In the first session, field representatives from various elected officials gave insights into working for the legislative branch of the government. Becky Cheng, District Director for Congresswoman Judy Chu, served as a moderator. The distinguished panelists included Serapia Kim, Field Representative from Assemblyman Miguel Santiago’s Office; Taylor Quan, Staff Assistant from California State Senator Ling Ling Chang’s Office; David Kim, District Representative from State Senator Anthony J. Portantino’s Office; and Henry Lo, Field Representative from Assemblyman Ed Chau’s Office. The field deputies answered questions about how they entered into public service and gave pointers in how to land a job for an elected official. As field representatives, many face challenges in navigating the government when helping their constituents. This is one of the reasons why there was a consensus on the importance of networking. The emphasis was on collaboration and not conflict when working with people with different points of view.
During the second session federal managers and executives from the Equal Employment Opportunity Commission (EEOC), U.S. Securities Exchange Commission (SEC), U.S. Health and Human Services (HHS), the Federal Bureau of Investigation (FBI) and the National Labor Relations Board (NLRB) spoke about working for a federal agency at the Executive branch. Federal agencies are very unique in that it is very specialized in a particular set of laws they administer. Most executive agencies are regulatory or law enforcement. All panelists are experts in their field and spoke about how they got into their line of work. For example, Christine Connolly, a Securities Compliance Examiner from the SEC, said that she got into her agency to help protect people such as her parents who worked tirelessly to earn a pension that would support them during their senior years. Efrain Rodriguez, FBI Agent, felt a duty to country and community when he joined the FBI after 9/11. Since the federal government is not only in Washington D.C., with over 275 agencies alone in Southern California there are many opportunities for serving your community regardless of your background. Nicole St. Germain, Outreach & Education Coordinator/Public Relations Manager at EEOC, talked about how the EEOC found innovative ways to address human trafficking through the use of violations of civil rights laws. Cecelia Valentine, Field Attorney at NLRB, addressed the topic of how to get into the federal government through internships and networking events and persistence.

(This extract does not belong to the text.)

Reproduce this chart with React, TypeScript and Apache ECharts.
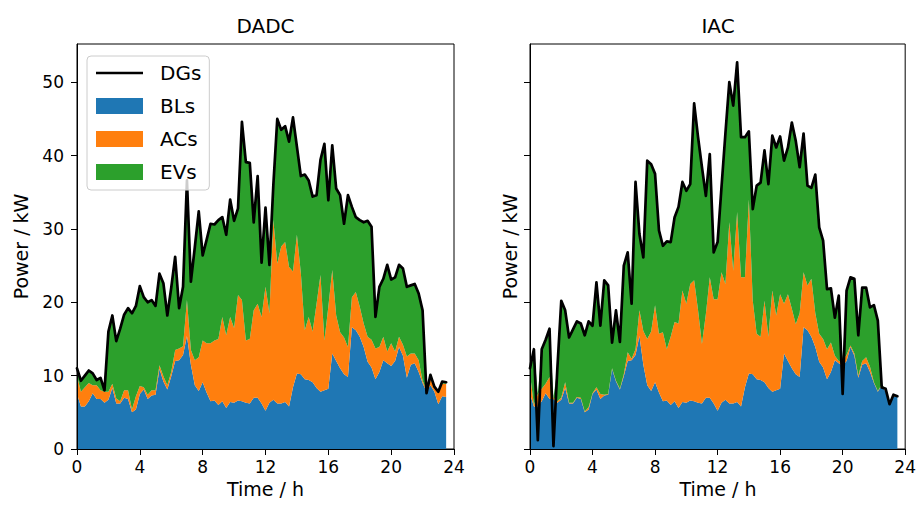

Finally, the event wrapped up with the panel discussion led by the State Department and Women Consul Generals from Ecuador, Ireland, and Mexico. The panelist spoke about the challenges facing Foreign Service employees but also how rewarding it can be. We learned that these leaders in diplomacy came from diverse backgrounds and perspectives. Consul General of Ireland Orla Keane spoke about the excitement of opening a consulate on behalf of her country in Los Angeles. Ambassador Marcela Celorio of Mexico spoke about her various assignments and how many of her colleagues experience PTSD when assigned to dangerous areas of the world. Consul General of Ecuador Ivonne Guzman talked about her experience as a journalist and how that prepared her when President Lenin Moreno of Ecuador appointed her to consul general. Balancing work life and personal life was also a challenge for those in the Foreign Service as they often move from one location to another. The rewards however far outweigh the sacrifices the brave men and women of the Foreign Service must face every day.
The event concluded with a networking lunch for attendees to have a rare opportunity to network with diplomats, legislative staff members, and federal leaders. Attendees expressed great admiration for the panelists and the diversity they bring to the government as well as their service to the unique needs of the community.